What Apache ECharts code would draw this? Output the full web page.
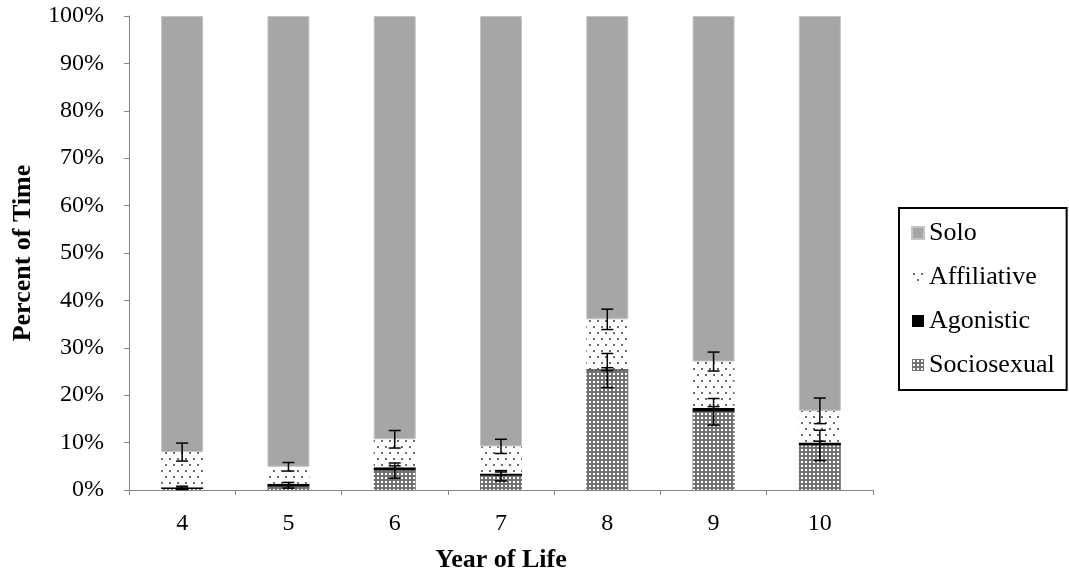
<!DOCTYPE html>
<html>
<head>
<meta charset="utf-8">
<script src="https://cdn.jsdelivr.net/npm/echarts@6/dist/echarts.min.js"></script>
<style>
html,body{margin:0;padding:0;background:#fff;}
#chart{width:1069px;height:575px;}
</style>
</head>
<body>
<div id="chart"></div>
<script>
// ---- data (percent of time) ----
const years = ['4', '5', '6', '7', '8', '9', '10'];
const sociosexual = [0.2, 0.7, 4.1, 3.0, 25.2, 16.5, 9.4];
const agonistic   = [0.4, 0.6, 0.7, 0.5, 0.3, 0.8, 0.6];
const affiliative = [7.4, 3.6, 5.9, 5.7, 10.5, 9.8, 6.7];
const solo        = [92.0, 95.1, 89.3, 90.8, 64.0, 72.9, 83.3];
const sociosexualErr = [0.1, 0.3, 1.6, 1.1, 3.6, 2.8, 3.2];
const agonisticErr   = [0.2, 0.3, 0.3, 0.3, 0.3, 0.3, 0.3];
const affiliativeErr = [1.9, 0.9, 1.85, 1.5, 2.15, 2.0, 2.7];
const yTicks = [0, 10, 20, 30, 40, 50, 60, 70, 80, 90, 100];

// ---- patterns ----
function makeDots() {
  const c = document.createElement('canvas');
  c.width = 8; c.height = 12;
  const g = c.getContext('2d');
  g.fillStyle = '#ffffff'; g.fillRect(0, 0, 8, 12);
  g.fillStyle = '#6a6a6a';
  g.fillRect(1, 2, 2, 2);
  g.fillRect(5, 8, 2, 2);
  return c;
}
function makeGrid() {
  const c = document.createElement('canvas');
  c.width = 4; c.height = 4;
  const g = c.getContext('2d');
  g.fillStyle = '#727272'; g.fillRect(0, 0, 4, 4);
  g.fillStyle = '#ffffff'; g.fillRect(1, 1, 2, 2);
  return c;
}
const dotPattern = { image: makeDots(), repeat: 'repeat' };
const gridPattern = { image: makeGrid(), repeat: 'repeat' };

function errData(centers, errs) {
  return centers.map((c, i) => [i, c, errs[i]]);
}
const socTop = sociosexual.slice();
const agoTop = sociosexual.map((v, i) => v + agonistic[i]);
const affTop = agoTop.map((v, i) => v + affiliative[i]);

function errRender(params, api) {
  const x = api.value(0), c = api.value(1), h = api.value(2);
  const top = api.coord([x, c + h]);
  const bot = api.coord([x, c - h]);
  const cap = 6;
  const st = { stroke: '#000', lineWidth: 1.5 };
  return {
    type: 'group',
    children: [
      { type: 'line', shape: { x1: top[0], y1: top[1], x2: bot[0], y2: bot[1] }, style: st },
      { type: 'line', shape: { x1: top[0] - cap, y1: top[1], x2: top[0] + cap, y2: top[1] }, style: st },
      { type: 'line', shape: { x1: bot[0] - cap, y1: bot[1], x2: bot[0] + cap, y2: bot[1] }, style: st }
    ]
  };
}
function errSeries(name, data) {
  return {
    name: name, type: 'custom', renderItem: errRender,
    data: data, encode: { x: 0, y: 1 }, z: 10, silent: true
  };
}

const FONT = '"Liberation Serif", "Times New Roman", serif';
const axisColor = '#868686';

const chart = echarts.init(document.getElementById('chart'), null, { renderer: 'canvas' });
chart.setOption({
  animation: false,
  textStyle: { fontFamily: FONT, color: '#000' },
  grid: { left: 129, right: 196, top: 16, bottom: 85, containLabel: false, outerBoundsMode: 'none' },
  legend: {
    data: ['Solo', 'Affiliative', 'Agonistic', 'Sociosexual'],
    orient: 'vertical',
    left: 899, top: 208,
    padding: [12, 12, 12, 12],
    itemGap: 18,
    itemWidth: 12, itemHeight: 12,
    icon: 'rect',
    borderColor: '#000', borderWidth: 2,
    textStyle: { fontFamily: FONT, fontSize: 26, color: '#000', lineHeight: 26 }
  },
  xAxis: {
    type: 'category',
    data: years,
    name: 'Year of Life',
    nameLocation: 'middle',
    nameGap: 57,
    nameTextStyle: { fontFamily: FONT, fontSize: 26, fontWeight: 'bold', color: '#000' },
    axisLine: { show: true, lineStyle: { color: axisColor, width: 1 } },
    axisTick: { show: true, length: 5, lineStyle: { color: axisColor } },
    axisLabel: { fontFamily: FONT, fontSize: 24, color: '#000', margin: 22 },
    splitLine: { show: false }
  },
  yAxis: {
    type: 'value',
    min: yTicks[0], max: yTicks[yTicks.length - 1], interval: 10,
    name: 'Percent of Time',
    nameLocation: 'middle',
    nameGap: 93,
    nameTextStyle: { fontFamily: FONT, fontSize: 26, fontWeight: 'bold', color: '#000' },
    axisLine: { show: true, lineStyle: { color: axisColor, width: 1 } },
    axisTick: { show: true, length: 5, lineStyle: { color: axisColor } },
    axisLabel: { fontFamily: FONT, fontSize: 24, color: '#000', margin: 25, formatter: '{value}%' },
    splitLine: { show: false }
  },
  series: [
    { name: 'Sociosexual', type: 'bar', stack: 'a', barWidth: 42, data: sociosexual,
      itemStyle: { color: gridPattern } },
    { name: 'Agonistic', type: 'bar', stack: 'a', barWidth: 42, data: agonistic,
      itemStyle: { color: '#000' } },
    { name: 'Affiliative', type: 'bar', stack: 'a', barWidth: 42, data: affiliative,
      itemStyle: { color: dotPattern } },
    { name: 'Solo', type: 'bar', stack: 'a', barWidth: 42, data: solo,
      itemStyle: { color: '#a6a6a6', borderColor: '#c4c4c4', borderWidth: 1 } },
    errSeries('errSoc', errData(socTop, sociosexualErr)),
    errSeries('errAgo', errData(agoTop, agonisticErr)),
    errSeries('errAff', errData(affTop, affiliativeErr))
  ]
});
</script>
</body>
</html>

---

The task:
Omit any images, then output the listing exactly.

Output of the task:
What Apache ECharts code would draw this? Output the full web page.
<!DOCTYPE html>
<html>
<head>
<meta charset="utf-8">
<script src="https://cdn.jsdelivr.net/npm/echarts@6/dist/echarts.min.js"></script>
<style>
html,body{margin:0;padding:0;background:#fff;}
#chart{width:1069px;height:575px;}
</style>
</head>
<body>
<div id="chart"></div>
<script>
// ---- data (percent of time) ----
const years = ['4', '5', '6', '7', '8', '9', '10'];
const sociosexual = [0.2, 0.7, 4.1, 3.0, 25.2, 16.5, 9.4];
const agonistic   = [0.4, 0.6, 0.7, 0.5, 0.3, 0.8, 0.6];
const affiliative = [7.4, 3.6, 5.9, 5.7, 10.5, 9.8, 6.7];
const solo        = [92.0, 95.1, 89.3, 90.8, 64.0, 72.9, 83.3];
const sociosexualErr = [0.1, 0.3, 1.6, 1.1, 3.6, 2.8, 3.2];
const agonisticErr   = [0.2, 0.3, 0.3, 0.3, 0.3, 0.3, 0.3];
const affiliativeErr = [1.9, 0.9, 1.85, 1.5, 2.15, 2.0, 2.7];
const yTicks = [0, 10, 20, 30, 40, 50, 60, 70, 80, 90, 100];

// ---- patterns ----
function makeDots() {
  const c = document.createElement('canvas');
  c.width = 8; c.height = 12;
  const g = c.getContext('2d');
  g.fillStyle = '#ffffff'; g.fillRect(0, 0, 8, 12);
  g.fillStyle = '#6a6a6a';
  g.fillRect(1, 2, 2, 2);
  g.fillRect(5, 8, 2, 2);
  return c;
}
function makeGrid() {
  const c = document.createElement('canvas');
  c.width = 4; c.height = 4;
  const g = c.getContext('2d');
  g.fillStyle = '#727272'; g.fillRect(0, 0, 4, 4);
  g.fillStyle = '#ffffff'; g.fillRect(1, 1, 2, 2);
  return c;
}
const dotPattern = { image: makeDots(), repeat: 'repeat' };
const gridPattern = { image: makeGrid(), repeat: 'repeat' };

function errData(centers, errs) {
  return centers.map((c, i) => [i, c, errs[i]]);
}
const socTop = sociosexual.slice();
const agoTop = sociosexual.map((v, i) => v + agonistic[i]);
const affTop = agoTop.map((v, i) => v + affiliative[i]);

function errRender(params, api) {
  const x = api.value(0), c = api.value(1), h = api.value(2);
  const top = api.coord([x, c + h]);
  const bot = api.coord([x, c - h]);
  const cap = 6;
  const st = { stroke: '#000', lineWidth: 1.5 };
  return {
    type: 'group',
    children: [
      { type: 'line', shape: { x1: top[0], y1: top[1], x2: bot[0], y2: bot[1] }, style: st },
      { type: 'line', shape: { x1: top[0] - cap, y1: top[1], x2: top[0] + cap, y2: top[1] }, style: st },
      { type: 'line', shape: { x1: bot[0] - cap, y1: bot[1], x2: bot[0] + cap, y2: bot[1] }, style: st }
    ]
  };
}
function errSeries(name, data) {
  return {
    name: name, type: 'custom', renderItem: errRender,
    data: data, encode: { x: 0, y: 1 }, z: 10, silent: true
  };
}

const FONT = '"Liberation Serif", "Times New Roman", serif';
const axisColor = '#868686';

const chart = echarts.init(document.getElementById('chart'), null, { renderer: 'canvas' });
chart.setOption({
  animation: false,
  textStyle: { fontFamily: FONT, color: '#000' },
  grid: { left: 129, right: 196, top: 16, bottom: 85, containLabel: false, outerBoundsMode: 'none' },
  legend: {
    data: ['Solo', 'Affiliative', 'Agonistic', 'Sociosexual'],
    orient: 'vertical',
    left: 899, top: 208,
    padding: [12, 12, 12, 12],
    itemGap: 18,
    itemWidth: 12, itemHeight: 12,
    icon: 'rect',
    borderColor: '#000', borderWidth: 2,
    textStyle: { fontFamily: FONT, fontSize: 26, color: '#000', lineHeight: 26 }
  },
  xAxis: {
    type: 'category',
    data: years,
    name: 'Year of Life',
    nameLocation: 'middle',
    nameGap: 57,
    nameTextStyle: { fontFamily: FONT, fontSize: 26, fontWeight: 'bold', color: '#000' },
    axisLine: { show: true, lineStyle: { color: axisColor, width: 1 } },
    axisTick: { show: true, length: 5, lineStyle: { color: axisColor } },
    axisLabel: { fontFamily: FONT, fontSize: 24, color: '#000', margin: 22 },
    splitLine: { show: false }
  },
  yAxis: {
    type: 'value',
    min: yTicks[0], max: yTicks[yTicks.length - 1], interval: 10,
    name: 'Percent of Time',
    nameLocation: 'middle',
    nameGap: 93,
    nameTextStyle: { fontFamily: FONT, fontSize: 26, fontWeight: 'bold', color: '#000' },
    axisLine: { show: true, lineStyle: { color: axisColor, width: 1 } },
    axisTick: { show: true, length: 5, lineStyle: { color: axisColor } },
    axisLabel: { fontFamily: FONT, fontSize: 24, color: '#000', margin: 25, formatter: '{value}%' },
    splitLine: { show: false }
  },
  series: [
    { name: 'Sociosexual', type: 'bar', stack: 'a', barWidth: 42, data: sociosexual,
      itemStyle: { color: gridPattern } },
    { name: 'Agonistic', type: 'bar', stack: 'a', barWidth: 42, data: agonistic,
      itemStyle: { color: '#000' } },
    { name: 'Affiliative', type: 'bar', stack: 'a', barWidth: 42, data: affiliative,
      itemStyle: { color: dotPattern } },
    { name: 'Solo', type: 'bar', stack: 'a', barWidth: 42, data: solo,
      itemStyle: { color: '#a6a6a6', borderColor: '#c4c4c4', borderWidth: 1 } },
    errSeries('errSoc', errData(socTop, sociosexualErr)),
    errSeries('errAgo', errData(agoTop, agonisticErr)),
    errSeries('errAff', errData(affTop, affiliativeErr))
  ]
});
</script>
</body>
</html>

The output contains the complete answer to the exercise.